Guest post by Brooke Jackson

Of the books I’ve worked with from the University of Nashville Collection this semester, this rare volume published in 1732 (images below) has been one of my favorites.

There are a few bibliographic qualities that makes this book interesting. It features red and black ink on the title page, the edges are red, the paper is of course handmade, and the cover is vellum (animal skin).

Perhaps the most interesting aspect though is the extreme size of the page block! The book is well over 2000 pages, and thus has an incredibly wide spine. Upon close inspection during cataloging, it came to my attention that the page numbers do not follow in succession and there are actually multiple title pages in this one volume. I discovered that this book was not one book, but was five books bound together into one. I learned that catalogers refer to this as a “bound with.” This week I learned how to handle bound-withs from the technical end of things within Vanderbilt’s catalog.


Caption: Title Page: Jacob Carl Speners Teutsches Ius Publicum oder des Heil. Römisch-Teutschen Reichs Vollständige Staats-Rechts-Lehre (1733)

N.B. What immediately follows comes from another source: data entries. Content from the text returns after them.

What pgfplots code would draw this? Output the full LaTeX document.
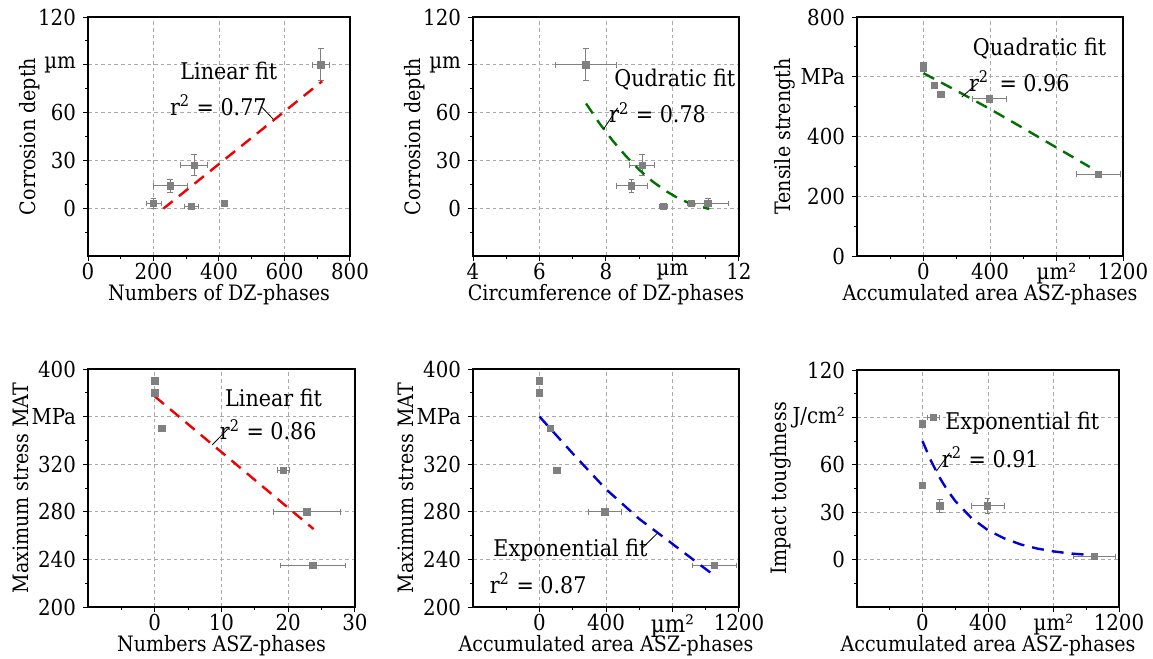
\documentclass[border=0pt]{standalone}
\usepackage{fontspec}
\setmainfont{DejaVu Serif Condensed}
\usepackage{pgfplots}
\usepackage{pgfplotstable}
\pgfplotsset{compat=1.18}

\definecolor{markgray}{RGB}{128,128,128}
\definecolor{fitred}{RGB}{240,0,0}
\definecolor{fitgreen}{RGB}{0,112,0}
\definecolor{fitblue}{RGB}{0,0,215}
\definecolor{gridgray}{RGB}{170,170,170}

% measured points: x, y, x error, y error
\pgfplotstableread{
x    y   ex  ey
200  3   23  3
251  14  51  4
324  27  42  6.5
315  1   22  1.5
416  3   10  2
711  90  25  10
}\tabA
\pgfplotstableread{
x     y   ex    ey
7.39  90  0.92  10
9.09  27  0.38  6.5
8.77  14  0.47  4
9.72  1   0.12  1.5
10.57 3   0.10  2
11.07 3   0.62  3
}\tabB
\pgfplotstableread{
x     y    ex   ey
0     636  0    0
0     628  0    0
66    571  16   4
104   540  10   4
396   526  100  0
1052  274  130  0
}\tabC
\pgfplotstableread{
x     y    ex   ey
0     390  0    0
0     380  0    0
1.1   350  0.3  0
19.3  315  0.9  0
22.8  280  5    0
23.7  235  4.9  0
}\tabD
\pgfplotstableread{
x     y    ex   ey
0     390  0    0
0     380  0    0
66    350  18   0
104   315  10   0
394   280  100  0
1052  235  130  0
}\tabE
\pgfplotstableread{
x     y    ex   ey
0     86   0    1.5
65    90   37   1
0     47   0    1.5
106   34   15   4
398   34   102  4.5
1050  2    130  1
}\tabF

\pgfplotsset{
  panel/.style={
    scale only axis, anchor=south west,
    axis line style={line width=0.6pt},
    tick align=outside, tick pos=left,
    major tick length=2.5pt, minor tick length=1.5pt,
    every tick/.style={black, line width=0.5pt},
    grid=major,
    major grid style={gridgray, line width=0.4pt, dash pattern=on 1.8pt off 1.5pt},
    tick label style={font=\fontsize{11}{12}\selectfont},
    xticklabel style={inner sep=1pt},
    label style={font=\fontsize{10.6}{12}\selectfont},
    xlabel style={at={(axis description cs:0.5,0)}, anchor=base, yshift=-22pt},
    clip=false,
  },
  ylab/.style={ylabel style={at={(axis description cs:#1,0.5)}, anchor=center}},
  pts/.style={
    only marks, mark=square*, mark size=1.6pt, color=markgray,
    mark options={fill=markgray, draw=markgray},
    error bars/.cd, x dir=both, x explicit, y dir=both, y explicit,
    error bar style={markgray, line width=0.4pt},
    error mark options={rotate=90, markgray, mark size=1.4pt, line width=0.4pt},
  },
  fit/.style={line width=1.2pt, dash pattern=on 6pt off 4pt},
}
\tikzset{note/.style={font=\fontsize{11.5}{13}\selectfont, inner sep=0pt}}

\begin{document}
\begin{tikzpicture}
\useasboundingbox (0,0) rectangle (576.5pt,-329.5pt);

% corrosion depth vs number of DZ phases
\begin{axis}[panel, ylab=-0.221, at={(44pt,-128pt)}, width=131pt, height=119.5pt,
  xmin=0, xmax=800, ymin=-30, ymax=120,
  xtick={0,200,400,600,800}, xticklabels={0,200,400,600,800},
  minor xtick={100,300,500,700},
  ytick={0,30,60,90,120}, yticklabels={0,30,60,µm,120},
  minor ytick={-15,15,45,75,105},
  xlabel={Numbers of DZ-phases}, ylabel={Corrosion depth}]
\addplot[pts] table[x=x, y=y, x error=ex, y error=ey] {\tabA};
\addplot[fit, fitred] coordinates {(230,-0.3) (715,79.7)};
\node[note] at (axis cs:430,86) {Linear fit};
\node[note] at (axis cs:398,64.5) {r\textsuperscript{2} = 0.77};
\draw[line width=0.4pt] (axis cs:528,64) -- (axis cs:565,56);
\end{axis}

% corrosion depth vs circumference of DZ phases
\begin{axis}[panel, ylab=-0.218, at={(236.5pt,-128pt)}, width=133pt, height=119.5pt,
  xmin=4, xmax=12, ymin=-30, ymax=120,
  xtick={4,6,8,10,12}, xticklabels={4,6,8,µm,12},
  minor xtick={5,7,9,11},
  ytick={0,30,60,90,120}, yticklabels={0,30,60,µm,120},
  minor ytick={-15,15,45,75,105},
  xlabel={Circumference of DZ-phases}, ylabel={Corrosion depth}]
\addplot[pts] table[x=x, y=y, x error=ex, y error=ey] {\tabB};
\addplot[fit, fitgreen] coordinates {(7.4,65.7) (7.8,53.4) (8.2,42.4) (8.6,32.7)
  (9.0,24.1) (9.4,16.8) (9.8,10.8) (10.2,5.9) (10.6,2.4) (11.1,-0.5)};
\node[note] at (axis cs:10.07,81) {Qudratic fit};
\node[note] at (axis cs:9.55,60) {r\textsuperscript{2} = 0.78};
\draw[line width=0.4pt] (axis cs:8.35,63) -- (axis cs:7.93,49.7);
\end{axis}

% tensile strength vs accumulated ASZ area
\begin{axis}[panel, ylab=-0.272, at={(428.5pt,-128pt)}, width=133pt, height=119.5pt,
  xmin=-400, xmax=1200, ymin=0, ymax=800,
  xtick={0,400,800,1200}, xticklabels={0,400,µm²,1200},
  minor xtick={-200,200,600,1000},
  ytick={0,200,400,600,800}, yticklabels={0,200,400,MPa,800},
  minor ytick={100,300,500,700},
  xlabel={Accumulated area ASZ-phases}, ylabel={Tensile strength}]
\addplot[pts] table[x=x, y=y, x error=ex, y error=ey] {\tabC};
\addplot[fit, fitgreen] coordinates {(0,612) (200,553) (400,492) (600,428)
  (800,363) (1000,298)};
\node[note] at (axis cs:698,693) {Quadratic fit};
\node[note] at (axis cs:576,584) {r\textsuperscript{2} \,= 0.96};
\draw[line width=0.4pt] (axis cs:326,579) -- (axis cs:230,532);
\end{axis}

% maximum stress vs number of ASZ phases
\begin{axis}[panel, ylab=-0.251, at={(44pt,-303.5pt)}, width=133.5pt, height=119pt,
  xmin=-10, xmax=30, ymin=200, ymax=400,
  xtick={0,10,20,30}, xticklabels={0,10,20,30},
  minor xtick={-5,5,15,25},
  ytick={200,240,280,320,360,400}, yticklabels={200,240,280,320,MPa,400},
  minor ytick={220,260,300,340,380},
  xlabel={Numbers ASZ-phases}, ylabel={Maximum stress MAT}]
\addplot[pts] table[x=x, y=y, x error=ex, y error=ey] {\tabD};
\addplot[fit, fitred] coordinates {(0,377) (23.8,265.5)};
\node[note] at (axis cs:17.8,375.6) {Linear fit};
\node[note] at (axis cs:17.0,348.9) {r\textsuperscript{2} = 0.86};
\draw[line width=0.4pt] (axis cs:10.9,349.4) -- (axis cs:8.6,336.2);
\end{axis}

% maximum stress vs accumulated ASZ area
\begin{axis}[panel, ylab=-0.252, at={(236.5pt,-303.5pt)}, width=133pt, height=119pt,
  xmin=-400, xmax=1200, ymin=200, ymax=400,
  xtick={0,400,800,1200},
  xticklabels={0,400,{\fontsize{12}{12}\selectfont\raisebox{0pt}[\height][0pt]{µm²}},1200},
  minor xtick={-200,200,600,1000},
  ytick={200,240,280,320,360,400}, yticklabels={200,240,280,320,MPa,400},
  minor ytick={220,260,300,340,380},
  xlabel={Accumulated area ASZ-phases}, ylabel={Maximum stress MAT}]
\addplot[pts] table[x=x, y=y, x error=ex, y error=ey] {\tabE};
\addplot[fit, fitblue] coordinates {(0,360) (200,329) (400,299) (600,274)
  (800,253) (1046,227)};
\node[note] at (axis cs:186,247.8) {Exponential fit};
\node[note] at (axis cs:-8,220.2) {r\textsuperscript{2} = 0.87};
\draw[line width=0.4pt] (axis cs:622,250) -- (axis cs:712,262.4);
\end{axis}

% impact toughness vs accumulated ASZ area
\begin{axis}[panel, ylab=-0.29, at={(428.5pt,-303.5pt)}, width=131pt, height=118.5pt,
  xmin=-400, xmax=1200, ymin=-30, ymax=120,
  xtick={0,400,800,1200}, xticklabels={0,400,µm²,1200},
  minor xtick={-200,200,600,1000},
  ytick={0,30,60,90,120}, yticklabels={0,30,60,J/cm²,120},
  minor ytick={-15,15,45,75,105},
  xlabel={Accumulated area ASZ-phases}, ylabel={Impact toughness}]
\addplot[pts] table[x=x, y=y, x error=ex, y error=ey] {\tabF};
\addplot[fit, fitblue] coordinates {(0,75) (50,62.9) (100,52.7) (150,44.2)
  (200,37.1) (300,26.2) (400,18.6) (500,13.4) (600,9.6) (700,7.0)
  (800,5.2) (900,3.9) (1050,2.7)};
\node[note] at (axis cs:609,86.2) {Exponential fit};
\node[note] at (axis cs:414,65) {r\textsuperscript{2} = 0.91};
\draw[line width=0.4pt] (axis cs:166,67.6) -- (axis cs:85,56);
\end{axis}
\end{tikzpicture}
\end{document}
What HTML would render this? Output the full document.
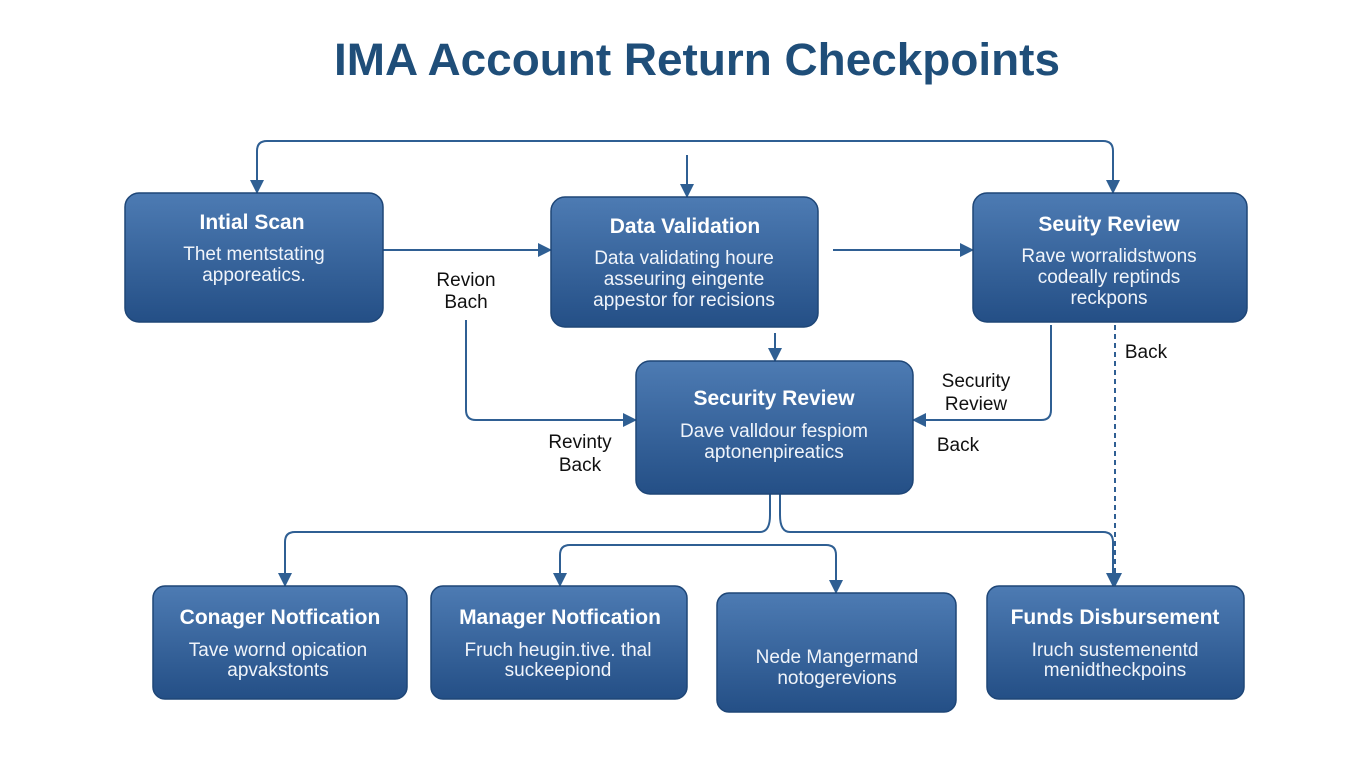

Bound-withs are not uncommon, as early books were often printed as page blocks and sold unbound. Often, an individual patron would purchase the pages and get the book bound themselves by a book binder, therefore, it was convenient to get more than one book bound together. Since different patrons may have taken their copies of a particular printed book to different binders, the copies that still exist today could all look very different! Books during this time were carefully crafted by many hands (papermakers, printers, binders, illustrators), which is part of what makes them rare and unique.